Fierce opposition from preservation and community groups has saved the last cotton press complex in the city of New Orleans from becoming a Wal-Mart parking lot. Now, building on this success, the groups hope to keep the proposed store out altogether.
In July, the ironically named Historic Restoration Inc. (HRI) revealed plans to redevelop a 65-acre site along Tchoupitoulas Street in the heart of New Orleans. The proposal includes 1100 units of housing and a 203,000 square foot Wal-Mart supercenter. To make room for the 900 parking spaces required by Wal-Mart, HRI sought to raze several buildings in the Amelia Cotton Press complex.

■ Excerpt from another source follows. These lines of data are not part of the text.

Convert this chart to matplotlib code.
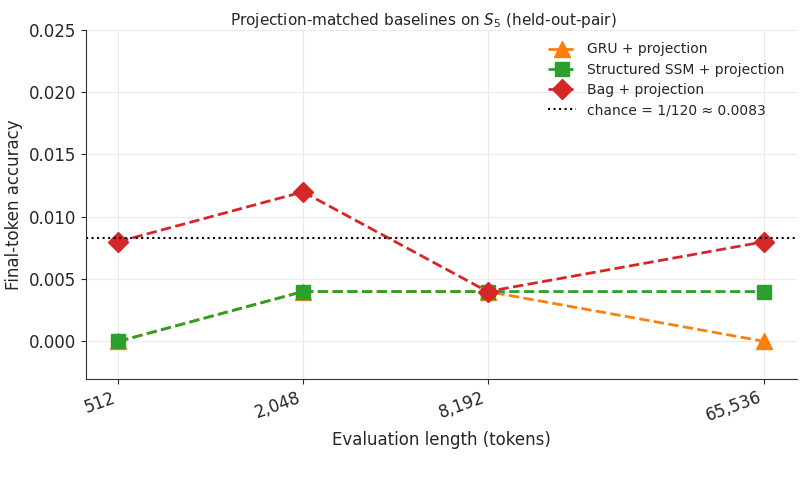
import matplotlib
matplotlib.use("Agg")
import matplotlib.pyplot as plt
from matplotlib.ticker import FixedLocator, NullLocator

eval_lengths = [512, 2048, 8192, 65536]
tick_labels = ["512", "2,048", "8,192", "65,536"]
gru_acc = [0.0, 0.004, 0.004, 0.0]
ssm_acc = [0.0, 0.004, 0.004, 0.004]
bag_acc = [0.008, 0.012, 0.004, 0.008]
chance = 1 / 120

plt.rcParams["text.color"] = "#262626"
plt.rcParams["axes.labelcolor"] = "#262626"
plt.rcParams["xtick.color"] = "#262626"
plt.rcParams["ytick.color"] = "#262626"

fig, ax = plt.subplots(figsize=(8.04, 4.90), dpi=100)

ax.plot(eval_lengths, gru_acc, linestyle="--", marker="^", color="#ff7f0e",
        lw=2, ms=11, label="GRU + projection")
ax.plot(eval_lengths, ssm_acc, linestyle="--", marker="s", color="#2ca02c",
        lw=2, ms=10, label="Structured SSM + projection")
ax.plot(eval_lengths, bag_acc, linestyle="--", marker="D", color="#d62728",
        lw=2, ms=10, label="Bag + projection")
ax.axhline(chance, color="black", linestyle=":", lw=1.5,
           label="chance = 1/120 \u2248 0.0083")

ax.set_xscale("log", base=2)
ax.xaxis.set_major_locator(FixedLocator(eval_lengths))
ax.xaxis.set_minor_locator(NullLocator())
ax.set_xticklabels(tick_labels, rotation=20, ha="right", fontsize=12)
ax.set_ylim(-0.003, 0.025)
ax.set_yticks([0.0, 0.005, 0.010, 0.015, 0.020, 0.025])
ax.set_yticklabels(["0.000", "0.005", "0.010", "0.015", "0.020", "0.025"], fontsize=12)

ax.grid(True, color="#ebebeb", lw=0.8)
ax.set_axisbelow(True)
for s in ["top", "right"]:
    ax.spines[s].set_visible(False)
for s in ["left", "bottom"]:
    ax.spines[s].set_color("#333333")

ax.set_xlabel("Evaluation length (tokens)", fontsize=12)
ax.set_ylabel("Final-token accuracy", fontsize=12)
ax.set_title("Projection-matched baselines on $S_5$ (held-out-pair)", fontsize=11,
             x=0.475, pad=3)
ax.legend(loc="upper right", frameon=False, fontsize=10, labelspacing=0.45)

fig.subplots_adjust(left=0.107, right=0.991, top=0.939, bottom=0.227)
fig.savefig("out.png", dpi=100)
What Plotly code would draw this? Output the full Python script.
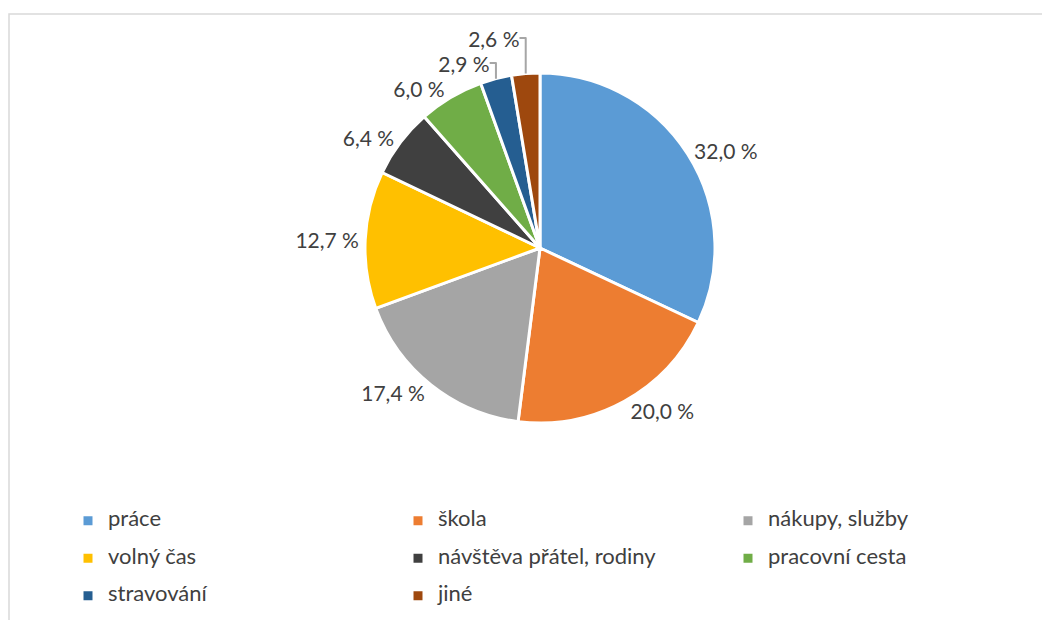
import plotly.graph_objects as go

categories = ["práce", "škola", "nákupy, služby", "volný čas",
              "návštěva přátel, rodiny", "pracovní cesta", "stravování", "jiné"]
values = [32.0, 20.0, 17.4, 12.7, 6.4, 6.0, 2.9, 2.6]
colors = ["#5B9BD5", "#ED7D31", "#A5A5A5", "#FFC000",
          "#404040", "#70AD47", "#255E91", "#9E480E"]

FONT = "Lato, 'Open Sans', sans-serif"
W, H = 1050, 620

# legend labels: smaller visible text inside a taller legend row
legend_labels = [
    '<span style="font-size:22px;baseline-shift:5px">%s</span>' % c for c in categories
]

fig = go.Figure(go.Pie(
    labels=legend_labels,
    values=values,
    sort=False,
    direction="clockwise",
    rotation=0,
    marker=dict(colors=colors, line=dict(color="white", width=3)),
    textposition="outside",
    texttemplate='<span style="color:#404040">%{value:.1f} %</span>',
    outsidetextfont=dict(family=FONT, size=21, color="#A6A6A6"),
    hoverinfo="value",
    domain=dict(x=[357 / W, 707 / W], y=[1 - 415 / H, 1 - 65 / H]),
    showlegend=True,
))

fig.update_layout(
    width=W, height=H,
    margin=dict(l=0, r=0, t=0, b=0),
    paper_bgcolor="white",
    separators=", ",
    font=dict(family=FONT, color="#404040"),
    legend=dict(
        orientation="h",
        x=61 / W, xanchor="left",
        y=1 - 489 / H, yanchor="top",
        entrywidth=285, entrywidthmode="pixels",
        font=dict(family=FONT, size=26.5, color="#404040"),
        itemwidth=30,
        traceorder="normal",
    ),
    shapes=[dict(type="rect", xref="paper", yref="paper",
                 x0=1 / W, x1=1.05, y0=-0.05, y1=1 - 6 / H,
                 line=dict(color="#D9D9D9", width=1.5), fillcolor="rgba(0,0,0,0)")],
)

fig.write_html("out.html")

Built in 1882 of red brick and cypress, the structures compose the last intact cotton press complex in New Orleans and represent an important part of the city’s history.
In September, with opposition growing louder by the day, HRI announced that it would reduce the size of the parking lot by 75 spaces and thereby save the buildings.
“We’re thrilled those buildings will be saved,” said Patty Gay, executive director of the Preservation Resource Center (PRC). “But we’re still concerned about the impact of a Wal-Mart supercenter on [existing] commercial areas.”
PRC, the Urban Conservancy, and Protect NoLa are among the organizations that oppose the construction of a big box store on the site. They contend a multi-acre retail project that could draw as many as 10,000 car trips per day is incompatible with the small-scale, walkable character of the city’s urban core.
According to PRC, the proposed Wal-Mart does not comply with New Orleans’ big box ordinance, a set of design standards that apply to stores larger than 25,000 square feet, or the neighborhood’s Strategic Renaissance Plan. Developed by residents in 1996, the Plan calls for small-scale, mixed use development.
Opponents also contend the supercenter will negatively impact locally owned businesses in several commercial corridors, including Magazine Street, which has undergone a rebirth in recent years with several restoration projects and new entrepreneurs.
“The current leadership of the city has embarked upon a constellation of projects designed to strengthen the local economy and provide entrepreneurial opportunities for our citizens, such as the city-wide Main Street program,” notes Edward Melendez of the Urban Conservancy. The city would be squandering those investments by allowing a Wal-Mart store.
The redevelopment project must go through several layers of public review before proceeding. With the preservation issue resolved, the next major battle is likely to be over financing. In addition to more than $40 million in federal, state and city money earmarked for the housing component, HRI’s plan hinges on tax increment financing (TIF) and Payment in Lieu of Taxes (PILOT). The TIF would divert sales tax generated by the Wal-Mart for up to 25 years to pay off development costs. PILOT would likewise divert property taxes for 20 to 25 years to further subsidize the store.
Opponents contend the subsidies are unfair to existing businesses. Estimates suggest that about 75 percent of Wal-Mart’s revenue will come directly at the expense of nearby stores. The resulting declines in jobs and tax revenue at these stores, combined with the subsidies for Wal-Mart, could result in a substantial net loss for the city coffers.
Opponents also note that the state has already assisted Wal-Mart’s expansion into southern Louisiana by providing an $8 million subsidy for the company’s two new distribution centers.